7. This is also the 'view taken in Bhagat Singh v. Jagbir Sawhney, AIR 1941 Cal 670.
8. It is too much to say that the Legislature has in mind that a revision petition which is once dismissed for default for the non-appearance of the petitioner or his counsel, should never be heard on merits even if there is sufficient cause for such non-appearance.
9. In Neba Ram v. Khota Ram, AIR 1928 Lah 550 Jallat, J. seems to have expressed the view that a revision petition dismissed for default can be restored. In Kanshi Ram V. Mt. Dharmi, AIR 1953 Him Pra 102 the same view is taken.
10. Thus both in view of the Rule of this Court as also on general considerations mentioned above a revision petition dismissed for default can be restored by this Court in proper case .

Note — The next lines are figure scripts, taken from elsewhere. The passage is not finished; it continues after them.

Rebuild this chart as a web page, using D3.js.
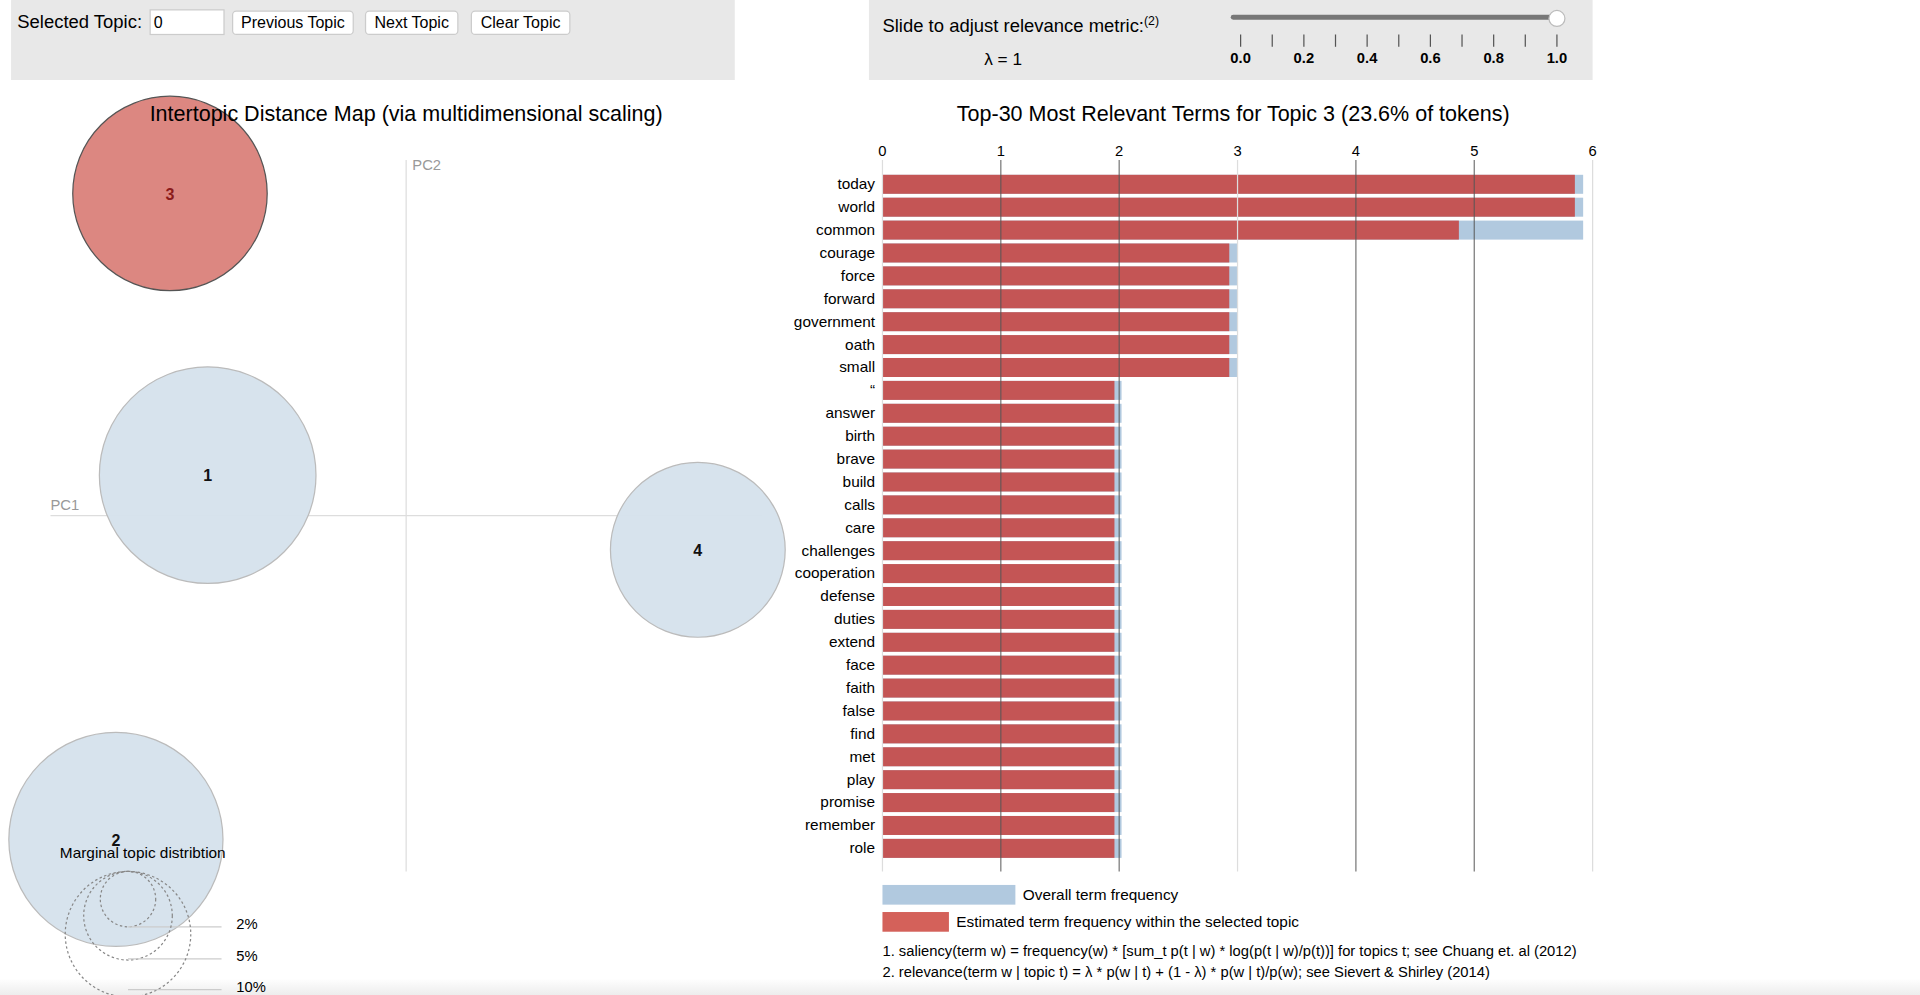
<!DOCTYPE html>
<html><head><meta charset="utf-8">
<script src="https://cdn.jsdelivr.net/npm/d3@7"></script>
<style>body{margin:0;background:#fff;overflow:hidden}svg{display:block;font-family:"Liberation Sans",Arial,sans-serif}</style>
</head><body>
<svg id="c" width="1920" height="995" viewBox="0 0 1560 808.4"></svg>
<script>
const topics=["1","2","3","4"];
const topicX=[-0.279,-0.408,-0.332,0.41];
const topicY=[0.057,-0.455,0.453,-0.048];
const topicR=[88,87,79,71];
const terms=["today","world","common","courage","force","forward","government","oath","small","“","answer","birth","brave","build","calls","care","challenges","cooperation","defense","duties","extend","face","faith","false","find","met","play","promise","remember","role"];
const topicFreq=[5.85,5.85,4.87,2.93,2.93,2.93,2.93,2.93,2.93,1.96,1.96,1.96,1.96,1.96,1.96,1.96,1.96,1.96,1.96,1.96,1.96,1.96,1.96,1.96,1.96,1.96,1.96,1.96,1.96,1.96];
const overallFreq=[5.92,5.92,5.92,3.0,3.0,3.0,3.0,3.0,3.0,2.02,2.02,2.02,2.02,2.02,2.02,2.02,2.02,2.02,2.02,2.02,2.02,2.02,2.02,2.02,2.02,2.02,2.02,2.02,2.02,2.02];
const xTicks=[0,1,2,3,4,5,6];
const lambdaTicks=[0,0.1,0.2,0.3,0.4,0.5,0.6,0.7,0.8,0.9,1.0];
const marginPct=["2%","5%","10%"];
const marginR=[22.5,36,51];

const svg=d3.select("#c");
const defs=svg.append("defs");
const g0=defs.append("linearGradient").attr("id","bg").attr("x1",0).attr("x2",0).attr("y1",0).attr("y2",1);
g0.append("stop").attr("offset","0").attr("stop-color","#fff");
g0.append("stop").attr("offset","1").attr("stop-color","#ececec");
svg.append("rect").attr("x",0).attr("y",795).attr("width",1560).attr("height",14).attr("fill","url(#bg)");

svg.append("rect").attr("x",9).attr("y",0).attr("width",588).attr("height",65).attr("fill","#e8e8e8");
svg.append("rect").attr("x",706).attr("y",0).attr("width",588).attr("height",65).attr("fill","#e8e8e8");
svg.append("text").attr("x",14).attr("y",23).attr("font-size",15).text("Selected Topic:");
svg.append("rect").attr("x",122).attr("y",8).attr("width",60).attr("height",20).attr("fill","#fff").attr("stroke","#ccc");
svg.append("text").attr("x",125).attr("y",23).attr("font-size",13).text("0");
[["Previous Topic",189,98],["Next Topic",297,75],["Clear Topic",383,80]].forEach(([t,x,w])=>{
  svg.append("rect").attr("x",x).attr("y",9).attr("width",w).attr("height",19).attr("rx",3).attr("fill","#fff").attr("stroke","#ccc");
  svg.append("text").attr("x",x+w/2).attr("y",23).attr("text-anchor","middle").attr("font-size",13).text(t);
});
const st=svg.append("text").attr("x",717).attr("y",26).attr("font-size",15).text("Slide to adjust relevance metric:");
st.append("tspan").attr("font-size",10).attr("dy",-6).text("(2)");
svg.append("text").attr("x",815).attr("y",53).attr("text-anchor","middle").attr("font-size",14).text("λ = 1");
const ls=d3.scaleLinear().domain([0,1]).range([1008,1265]);
svg.append("rect").attr("x",1000).attr("y",12).attr("width",268).attr("height",4).attr("rx",2).attr("fill","#777");
svg.append("circle").attr("cx",ls(1)).attr("cy",15).attr("r",6.5).attr("fill","#fff").attr("stroke","#bbb");
lambdaTicks.forEach((v,i)=>{
  svg.append("line").attr("x1",ls(v)).attr("x2",ls(v)).attr("y1",28).attr("y2",38).attr("stroke","#555");
  if(i%2===0) svg.append("text").attr("x",ls(v)).attr("y",51).attr("text-anchor","middle").attr("font-size",12).attr("font-weight","bold").text(v.toFixed(1));
});

const xs=d3.scaleLinear().domain([-0.5,0.5]).range([41,619]);
const ys=d3.scaleLinear().domain([-0.5,0.5]).range([708,130]);
svg.append("line").attr("x1",xs(0)).attr("x2",xs(0)).attr("y1",130).attr("y2",708).attr("stroke","#ddd");
svg.append("line").attr("x1",41).attr("x2",619).attr("y1",419).attr("y2",419).attr("stroke","#ddd");
svg.append("text").attr("x",335).attr("y",138).attr("font-size",12).attr("fill","#999").text("PC2");
svg.append("text").attr("x",41).attr("y",414).attr("font-size",12).attr("fill","#999").text("PC1");
topics.forEach((t,i)=>{
  const sel=t==="3";
  svg.append("circle").attr("cx",xs(topicX[i])).attr("cy",ys(topicY[i])).attr("r",topicR[i])
    .attr("fill",sel?"#dc8781":"#d5e1ec").attr("fill-opacity",sel?1:0.95).attr("stroke",sel?"#555":"#bbb");
  svg.append("text").attr("x",xs(topicX[i])).attr("y",ys(topicY[i])+5).attr("text-anchor","middle")
    .attr("font-size",13).attr("font-weight","bold").attr("fill",sel?"#8b1a1a":"#111").text(t);
});
svg.append("text").attr("x",330).attr("y",98).attr("text-anchor","middle").attr("font-size",17.5).text("Intertopic Distance Map (via multidimensional scaling)");
svg.append("text").attr("x",116).attr("y",697).attr("text-anchor","middle").attr("font-size",12.5).text("Marginal topic distribtion");
const yLab=[753,779,804];
marginR.forEach((r,i)=>{
  svg.append("circle").attr("cx",104).attr("cy",708+r).attr("r",r).attr("fill","none").attr("stroke","#888").attr("stroke-dasharray","2,2");
  svg.append("line").attr("x1",104).attr("x2",180).attr("y1",yLab[i]).attr("y2",yLab[i]).attr("stroke","#ccc");
  svg.append("text").attr("x",192).attr("y",yLab[i]+2).attr("font-size",12).text(marginPct[i]);
});

svg.append("text").attr("x",1002).attr("y",98).attr("text-anchor","middle").attr("font-size",17.5).text("Top-30 Most Relevant Terms for Topic 3 (23.6% of tokens)");
const bx=d3.scaleLinear().domain([0,6]).range([717,1294]);
const by=d3.scaleBand().domain(terms).range([142,697]).paddingInner(0.17);
const bars=svg.append("g");
bars.selectAll(".o").data(terms).join("rect").attr("x",bx(0)).attr("y",d=>by(d)).attr("height",by.bandwidth())
  .attr("width",(d,i)=>bx(overallFreq[i])-bx(0)).attr("fill","#b1c9df");
bars.selectAll(".t").data(terms).join("rect").attr("x",bx(0)).attr("y",d=>by(d)).attr("height",by.bandwidth())
  .attr("width",(d,i)=>bx(topicFreq[i])-bx(0)).attr("fill","#c45555");
xTicks.forEach(v=>{
  svg.append("line").attr("x1",bx(v)).attr("x2",bx(v)).attr("y1",130).attr("y2",708)
    .attr("stroke",(v===0||v===3||v===6)?"#ddd":"#555").attr("stroke-opacity",(v===0||v===3||v===6)?1:0.8);
  svg.append("text").attr("x",bx(v)).attr("y",127).attr("text-anchor","middle").attr("font-size",12).text(v);
});
terms.forEach(t=>{
  svg.append("text").attr("x",711).attr("y",by(t)+by.bandwidth()/2+4).attr("text-anchor","end").attr("font-size",12.5).text(t);
});
svg.append("rect").attr("x",717).attr("y",719).attr("width",108).attr("height",16).attr("fill","#b1c9df");
svg.append("text").attr("x",831).attr("y",731).attr("font-size",12.5).text("Overall term frequency");
svg.append("rect").attr("x",717).attr("y",741).attr("width",54).attr("height",16).attr("fill","#d4615a");
svg.append("text").attr("x",777).attr("y",753).attr("font-size",12.5).text("Estimated term frequency within the selected topic");
svg.append("text").attr("x",717).attr("y",777).attr("font-size",12).text("1. saliency(term w) = frequency(w) * [sum_t p(t | w) * log(p(t | w)/p(t))] for topics t; see Chuang et. al (2012)");
svg.append("text").attr("x",717).attr("y",794).attr("font-size",12).text("2. relevance(term w | topic t) = λ * p(w | t) + (1 - λ) * p(w | t)/p(w); see Sievert & Shirley (2014)");
</script>
</body></html>
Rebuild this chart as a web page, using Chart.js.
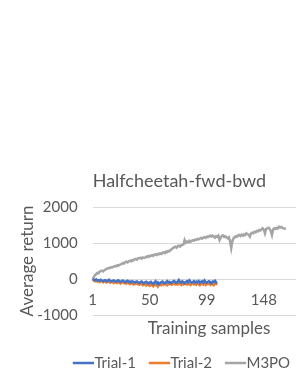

11. Now as I have held that there was sufficient cause for the non-appearance of the petition on 6-7-1961 and 7-7-1961 the application for restoration deserves to be allowed.
12. This application for restoration is therefore allowed and the order dated 7-7-1961 dismissing revision petition No. 455 of 1960 is set aside.
The said petition shall be restored to file and be set for hearing early with due intimation to the parties or theircounsel.